Take the entries below and print only the lines from the one with "Reproduce this chart with React, TypeScript" through the one with "const yTicks = [1.0, 1.5, 2.0, 2.5, 3.0];", exactly as they stand, both ends included.

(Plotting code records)
= = = =
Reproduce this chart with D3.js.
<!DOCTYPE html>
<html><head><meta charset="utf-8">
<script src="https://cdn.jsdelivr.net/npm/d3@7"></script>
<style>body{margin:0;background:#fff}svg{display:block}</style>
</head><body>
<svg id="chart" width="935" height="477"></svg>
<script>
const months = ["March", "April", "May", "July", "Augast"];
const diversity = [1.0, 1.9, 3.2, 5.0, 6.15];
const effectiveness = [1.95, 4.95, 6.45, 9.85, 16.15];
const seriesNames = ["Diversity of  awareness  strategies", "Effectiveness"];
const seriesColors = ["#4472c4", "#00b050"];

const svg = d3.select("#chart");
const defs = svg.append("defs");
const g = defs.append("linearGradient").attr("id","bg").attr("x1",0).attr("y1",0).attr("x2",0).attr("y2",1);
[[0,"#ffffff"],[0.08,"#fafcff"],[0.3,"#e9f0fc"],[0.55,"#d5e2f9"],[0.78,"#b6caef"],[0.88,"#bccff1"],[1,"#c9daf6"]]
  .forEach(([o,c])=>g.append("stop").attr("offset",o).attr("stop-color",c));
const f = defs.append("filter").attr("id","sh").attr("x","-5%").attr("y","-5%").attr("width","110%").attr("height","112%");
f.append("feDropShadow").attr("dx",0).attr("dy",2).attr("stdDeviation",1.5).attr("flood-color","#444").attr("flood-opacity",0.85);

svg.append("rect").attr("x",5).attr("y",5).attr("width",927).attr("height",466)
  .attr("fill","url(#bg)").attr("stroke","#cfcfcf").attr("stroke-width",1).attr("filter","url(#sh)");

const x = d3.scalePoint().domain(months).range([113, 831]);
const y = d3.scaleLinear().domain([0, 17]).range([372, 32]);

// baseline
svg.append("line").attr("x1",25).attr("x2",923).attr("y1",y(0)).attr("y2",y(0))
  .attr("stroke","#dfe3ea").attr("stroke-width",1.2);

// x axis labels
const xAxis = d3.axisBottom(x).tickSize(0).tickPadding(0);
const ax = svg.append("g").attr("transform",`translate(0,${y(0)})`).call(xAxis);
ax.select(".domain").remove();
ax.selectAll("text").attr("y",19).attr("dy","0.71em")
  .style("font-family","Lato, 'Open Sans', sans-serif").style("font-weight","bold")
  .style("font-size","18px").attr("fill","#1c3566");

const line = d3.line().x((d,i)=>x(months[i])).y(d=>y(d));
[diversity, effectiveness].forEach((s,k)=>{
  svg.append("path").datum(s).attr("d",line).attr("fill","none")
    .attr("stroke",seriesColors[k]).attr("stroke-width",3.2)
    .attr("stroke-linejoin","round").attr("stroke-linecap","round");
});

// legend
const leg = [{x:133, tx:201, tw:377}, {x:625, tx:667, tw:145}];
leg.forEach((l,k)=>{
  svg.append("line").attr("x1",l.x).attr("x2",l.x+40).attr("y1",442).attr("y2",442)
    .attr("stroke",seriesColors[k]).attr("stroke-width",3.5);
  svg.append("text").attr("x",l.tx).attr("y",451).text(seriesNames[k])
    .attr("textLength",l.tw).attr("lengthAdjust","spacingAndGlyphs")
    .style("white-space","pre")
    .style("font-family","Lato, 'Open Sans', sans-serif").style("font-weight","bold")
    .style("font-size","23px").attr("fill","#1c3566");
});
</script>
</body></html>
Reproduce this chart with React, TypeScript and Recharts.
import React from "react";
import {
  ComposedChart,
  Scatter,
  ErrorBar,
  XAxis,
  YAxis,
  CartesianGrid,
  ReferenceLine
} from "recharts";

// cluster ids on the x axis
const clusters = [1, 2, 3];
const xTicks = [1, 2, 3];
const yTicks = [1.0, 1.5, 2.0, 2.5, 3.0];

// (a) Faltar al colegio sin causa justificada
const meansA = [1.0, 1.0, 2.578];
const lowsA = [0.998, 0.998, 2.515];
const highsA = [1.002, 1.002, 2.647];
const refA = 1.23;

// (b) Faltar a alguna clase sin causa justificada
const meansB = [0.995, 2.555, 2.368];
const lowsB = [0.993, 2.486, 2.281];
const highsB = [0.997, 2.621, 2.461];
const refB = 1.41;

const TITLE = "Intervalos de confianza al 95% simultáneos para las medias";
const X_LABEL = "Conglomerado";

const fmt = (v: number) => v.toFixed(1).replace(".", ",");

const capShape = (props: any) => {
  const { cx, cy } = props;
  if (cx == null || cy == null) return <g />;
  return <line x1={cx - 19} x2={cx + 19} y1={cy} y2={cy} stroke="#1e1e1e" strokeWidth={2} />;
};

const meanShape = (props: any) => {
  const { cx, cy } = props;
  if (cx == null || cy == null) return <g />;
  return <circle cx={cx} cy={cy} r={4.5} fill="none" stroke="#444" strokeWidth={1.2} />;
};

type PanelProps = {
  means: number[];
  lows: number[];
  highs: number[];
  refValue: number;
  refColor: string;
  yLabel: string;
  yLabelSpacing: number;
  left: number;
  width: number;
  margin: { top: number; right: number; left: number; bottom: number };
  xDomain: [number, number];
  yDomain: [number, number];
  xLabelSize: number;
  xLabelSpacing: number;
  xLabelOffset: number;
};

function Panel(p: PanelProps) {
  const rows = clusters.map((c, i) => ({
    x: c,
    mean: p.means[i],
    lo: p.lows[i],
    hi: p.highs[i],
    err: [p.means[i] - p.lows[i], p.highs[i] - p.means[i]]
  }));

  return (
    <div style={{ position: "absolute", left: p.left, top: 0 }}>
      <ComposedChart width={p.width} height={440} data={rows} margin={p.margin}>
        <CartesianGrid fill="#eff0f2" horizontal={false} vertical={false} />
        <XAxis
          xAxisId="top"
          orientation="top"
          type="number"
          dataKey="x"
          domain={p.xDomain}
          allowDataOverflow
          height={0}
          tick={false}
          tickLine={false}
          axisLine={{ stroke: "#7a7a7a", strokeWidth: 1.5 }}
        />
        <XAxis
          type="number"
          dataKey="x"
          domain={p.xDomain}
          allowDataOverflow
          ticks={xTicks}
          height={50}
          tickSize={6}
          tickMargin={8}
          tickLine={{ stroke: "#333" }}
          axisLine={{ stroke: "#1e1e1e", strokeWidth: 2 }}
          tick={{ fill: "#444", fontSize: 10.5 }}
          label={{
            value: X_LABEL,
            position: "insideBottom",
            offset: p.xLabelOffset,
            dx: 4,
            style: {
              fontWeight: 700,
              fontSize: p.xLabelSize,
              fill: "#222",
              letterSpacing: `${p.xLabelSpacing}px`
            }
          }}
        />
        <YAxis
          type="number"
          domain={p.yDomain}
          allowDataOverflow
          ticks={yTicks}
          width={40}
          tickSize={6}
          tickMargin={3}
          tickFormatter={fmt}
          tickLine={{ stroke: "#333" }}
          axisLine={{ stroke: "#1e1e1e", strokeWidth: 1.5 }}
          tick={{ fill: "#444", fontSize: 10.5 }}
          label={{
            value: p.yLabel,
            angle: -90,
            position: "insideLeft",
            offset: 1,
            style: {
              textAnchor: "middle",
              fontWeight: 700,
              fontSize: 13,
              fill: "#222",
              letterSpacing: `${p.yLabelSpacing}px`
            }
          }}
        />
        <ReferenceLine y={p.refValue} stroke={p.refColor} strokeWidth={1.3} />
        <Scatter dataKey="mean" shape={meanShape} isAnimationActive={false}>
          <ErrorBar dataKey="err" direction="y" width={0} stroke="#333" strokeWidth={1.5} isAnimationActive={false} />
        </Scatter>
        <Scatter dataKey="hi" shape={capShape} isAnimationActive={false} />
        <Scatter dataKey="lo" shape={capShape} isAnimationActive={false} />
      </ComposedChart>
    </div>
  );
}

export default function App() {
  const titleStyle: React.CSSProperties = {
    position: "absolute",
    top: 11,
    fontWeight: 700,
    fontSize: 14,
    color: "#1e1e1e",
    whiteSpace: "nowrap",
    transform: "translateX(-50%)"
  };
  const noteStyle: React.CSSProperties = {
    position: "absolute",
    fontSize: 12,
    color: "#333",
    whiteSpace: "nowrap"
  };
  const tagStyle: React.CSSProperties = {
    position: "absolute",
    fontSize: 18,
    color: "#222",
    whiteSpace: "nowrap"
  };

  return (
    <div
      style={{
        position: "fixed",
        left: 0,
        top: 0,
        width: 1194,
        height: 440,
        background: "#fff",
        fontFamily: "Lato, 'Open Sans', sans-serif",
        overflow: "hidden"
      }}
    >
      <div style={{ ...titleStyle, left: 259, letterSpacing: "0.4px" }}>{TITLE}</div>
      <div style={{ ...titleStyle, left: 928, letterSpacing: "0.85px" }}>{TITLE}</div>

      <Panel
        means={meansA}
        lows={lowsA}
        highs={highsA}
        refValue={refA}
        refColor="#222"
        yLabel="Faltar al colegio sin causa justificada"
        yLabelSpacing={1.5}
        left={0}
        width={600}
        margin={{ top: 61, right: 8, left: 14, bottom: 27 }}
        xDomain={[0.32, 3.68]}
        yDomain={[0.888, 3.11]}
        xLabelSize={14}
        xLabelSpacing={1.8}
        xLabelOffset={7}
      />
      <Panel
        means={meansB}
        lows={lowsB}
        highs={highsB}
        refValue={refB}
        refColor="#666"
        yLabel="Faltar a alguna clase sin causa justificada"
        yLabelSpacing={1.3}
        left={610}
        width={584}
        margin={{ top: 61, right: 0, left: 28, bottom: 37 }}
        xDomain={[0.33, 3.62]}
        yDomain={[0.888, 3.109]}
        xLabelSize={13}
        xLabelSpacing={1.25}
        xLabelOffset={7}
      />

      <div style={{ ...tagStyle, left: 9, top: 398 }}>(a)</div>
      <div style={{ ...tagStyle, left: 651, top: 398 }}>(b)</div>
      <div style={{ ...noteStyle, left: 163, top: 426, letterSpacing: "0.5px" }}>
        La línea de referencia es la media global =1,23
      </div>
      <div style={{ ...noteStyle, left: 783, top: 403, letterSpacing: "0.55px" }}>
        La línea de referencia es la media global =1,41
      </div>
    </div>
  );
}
= = = =
* _Written response_:
Reproduce this chart with React, TypeScript and Recharts.
import React from "react";
import {
  ComposedChart,
  Scatter,
  ErrorBar,
  XAxis,
  YAxis,
  CartesianGrid,
  ReferenceLine
} from "recharts";

// cluster ids on the x axis
const clusters = [1, 2, 3];
const xTicks = [1, 2, 3];
const yTicks = [1.0, 1.5, 2.0, 2.5, 3.0];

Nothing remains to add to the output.